The six year olds have taken me down! 🙂
So took the Praxis today. I got my math score instantly – 186. I have no idea if that’s good or bad, but I needed a 175 for my program and I took it cold today, so I’m pretty happy. I had planned to study but time and circumstances nixed that.
It’ll be 2-3 weeks before I have my writing test results. This is going to be a very long wait… sigh…
I took some small presents over to the kids I’ll be tutoring… I wish I could have done more, but this was a stretch as it was. I spoke to the volunteer who is helping them and what she told me about one of the little girls is just breaking my heart. It has hit me recently that I won’t be able to just go in and do my job, then be done with them. The older brother and the little cousin will be fine, but this little girl doesn’t need someone else leaving her life. When I do this, I have to commit to be there for her, if not as her tutor then as her friend.

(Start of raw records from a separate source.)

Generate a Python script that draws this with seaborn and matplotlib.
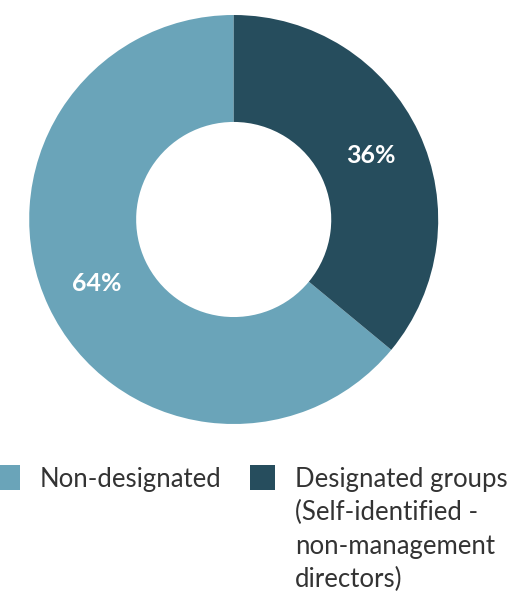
import matplotlib.pyplot as plt
import seaborn as sns
from matplotlib.patches import Rectangle

# Data
labels = ["Non-designated", "Designated groups\n(Self-identified -\nnon-management\ndirectors)"]
values = [64, 36]
colors = ["#6AA4B9", "#264D5D"]

sns.set_theme(style="white")
plt.rcParams["font.family"] = ["Lato", "DejaVu Sans"]

W, H = 509, 592
fig = plt.figure(figsize=(W / 100, H / 100), dpi=100)

# Donut chart
cx, cy, r = 233.7, 219.5, 204.5
ax = fig.add_axes([(cx - r) / W, (H - cy - r) / H, 2 * r / W, 2 * r / H])
wedges, texts, autotexts = ax.pie(
    values,
    colors=colors,
    startangle=90,
    counterclock=True,
    autopct="%d%%",
    pctdistance=0.74,
    wedgeprops=dict(width=0.523, linewidth=0),
    textprops=dict(color="white", fontsize=18, fontweight="bold"),
)
ax.set_xlim(-1, 1)
ax.set_ylim(-1, 1)
ax.set_aspect("equal")
ax.axis("off")

# Legend (manual layout, one text per line)
sq = 25
legend_x = [-5, 250]
text_x = [40, 295]
line_gap = 33.3
for i, lab in enumerate(labels):
    fig.add_artist(Rectangle((legend_x[i] / W, (H - 490) / H), sq / W, sq / H,
                             transform=fig.transFigure, facecolor=colors[i],
                             edgecolor="none"))
    for j, line in enumerate(lab.split("\n")):
        fig.text(text_x[i] / W, (H - 487 - j * line_gap) / H, line,
                 ha="left", va="baseline", fontsize=18.5, color="#333333")

plt.savefig("out.png", dpi=100)
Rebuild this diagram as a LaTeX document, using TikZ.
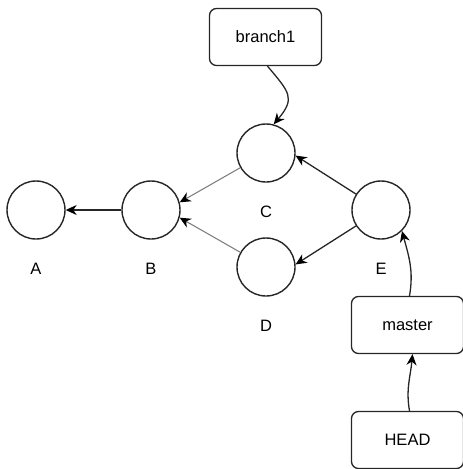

She’s already met me so that means (in my mind) that it is meant to be.
Reaching her is going to be hard. I have some things that I’ll try, but I don’t know how long it’s going to take to get through to her.
So as I was coming home tonight, after I dropped off the presents, I was thinking about the little girl and how much I wanted to find a way to help her. Up ahead I thought I saw a big dog crossing the multiple lanes in the dark…. but when I got up closer to it on my side of the street I saw it clearly and it wasn’t a dog. It was a doe. She was beautiful, with her delicate ears and long legs.
Do you ever get a feeling that you’re getting a message?
Once in a great while I get something like that and tonight I felt that message. I don’t know how much I can help, but I have to try. I have to be a part of this little girl’s life. I’m not the type to pray, but when I saw that doe I couldn’t help but ask – just in case someone might be listening.
I need to stop writing now. I’m tired and I need to get ready for bed. Tomorrow’s a big day and the tree isn’t up yet. I need sleep.